Google developed Bigtable to distribute data across thousands of servers and scale to petabyte-sized data sets. A variety of Google applications use it, including Web indexing, Google Earth, Google Maps, Blogger, YouTube, and Gmail. The YouTube collection of 100 million videos requires 600 TB of storage. Bigtable is proprietary, but the data model exists in open source implementations, including Hypertable, Cassandra, and HBase. Bigtable can be used as input or output to MapReduce, which enables distributed processing of files or databases using mapping and reduction functions.
Dynamo was created to provide a key-value data store designed for high availability, permitting updates to survive server failures and network outages. Amazon subsequently built SimpleDB as a key-value store available for Amazon Web Services customers. SimpleDB, which is in beta, is restricted to items having no more than 256 attribute name-value pairs, domains having no more than 10 GB, and databases that are no more than 1 TB. Amazon reports consistency is usually attained across all copies of the data within a second. SimpleDB uses a SQL-like query language.
Project Voldemort, an open source clone of Amazon Dynamo, is a keyvalue data store that supports versioning, eventual consistency (where the database sometimes returns the wrong answer in order to maintain scaling), and automatic partitioning and replication. Keys and values can be complex objects such as maps or lists. Project Voldemort supports offline building of distributed data stores. LinkedIn developers created it, and sites such as Lookery have used it.
Cassandra integrates the Bigtable data model with the Dynamo distributed design. It offers eventual consistency, not the rigid consistency that ecommerce transactions and stock trading require. Instead of data stored in row-major or column-major sequence, Cassandra uses the ColumnFamily order inspired by Bigtable.

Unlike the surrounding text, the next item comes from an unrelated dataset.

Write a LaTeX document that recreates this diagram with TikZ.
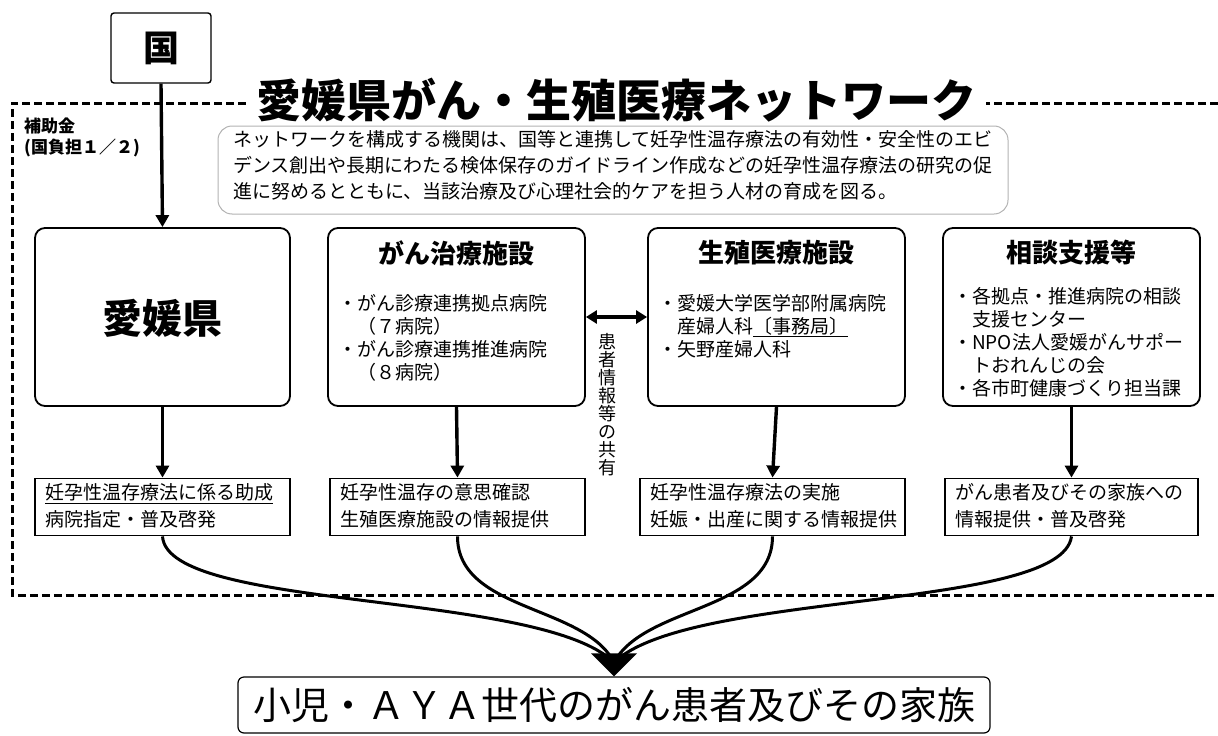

Cassandra is geographically distributed across multiple data centers, such as Amazon EC2 availability zones. Bulk loading can be done with Hadoop.
Economics of Scaling
SimpleGeo, a geographic data provider, is using Apache Cassandra, an open source NoSQL offering, to avoid DBMS licensing costs as part of an effort to scale out to a multiserver database architecture.
It's running a 50-node cluster, which spans three data centers on Amazon’s EC2 service for about $10,000 a month, says CTO Joe Stump, who previously used Cassandra at Digg.By contrast,MySQL premium support would cost about $5,000 per year per node, or $250,000 per year -- more than double the Cassandra setup, Stump says, and Microsoft SQL Server can cost as much as $55,000 per processor per year.
The $10,000 is an operational expense as opposed to a capital expense, and that’s "a bit nicer on the books," he says. p>
Cassandra provides availability and scalability for a number of well-known sites, including the huge Twitter and Facebook user communities. When Twitter's user numbers took off, it migrated from MySQL to a combination of MySQL/memcached plus 45 nodes running Cassandra. That mixed environment now handles 50 million tweets per day. Facebook adds about 60 million photos per week using Cassandra. For Digg, Cassandra manages about 3 TB of data.
Digg for one made a highly publicized move from MySQL to Cassandra. Digg's primary motivation for using Cassandra was "the increasing difficulty of building a high-performance, write-intensive application on a data set that is growing quickly, with no end in sight," says John Quinn, Digg's VP of engineering. Growth forced Digg into horizontal and vertical partitioning strategies that eliminated most of the value of a relational database, while still incurring all the overhead, Quinn says.
"Our system grows rapidly and requires us to provide performance and redundancy with multiple data centers and to add capacity or replace failed nodes with no downtime," he adds. As for data consistency, Digg's engineers can implement application-level controls much more efficiently with Cassandra than MySQL does generically, Quinn says.
Tokyo Tyrant is an open source database server, with a companion full-text search engine, that has a following in the NoSQL community. It's a key-value database with a hash and b-tree index structure, capable of inserting 1 million records at 0.4 seconds per record and executing 58,000 queries per second. It supports asynchronous replication and transaction processing with ACID properties and write-ahead logging. There are bindings for multiple programming languages, including Perl, Java, Ruby, and PHP. Production deployments include Scribd and Mixi, the Japanese equivalent of Facebook. LightCloud turns Tokyo Tyrant into a horizontally scalable distributed database with the addition of a universal hashing layer. Social journal Plurk uses the LightCloud Tokyo Tyrant offering.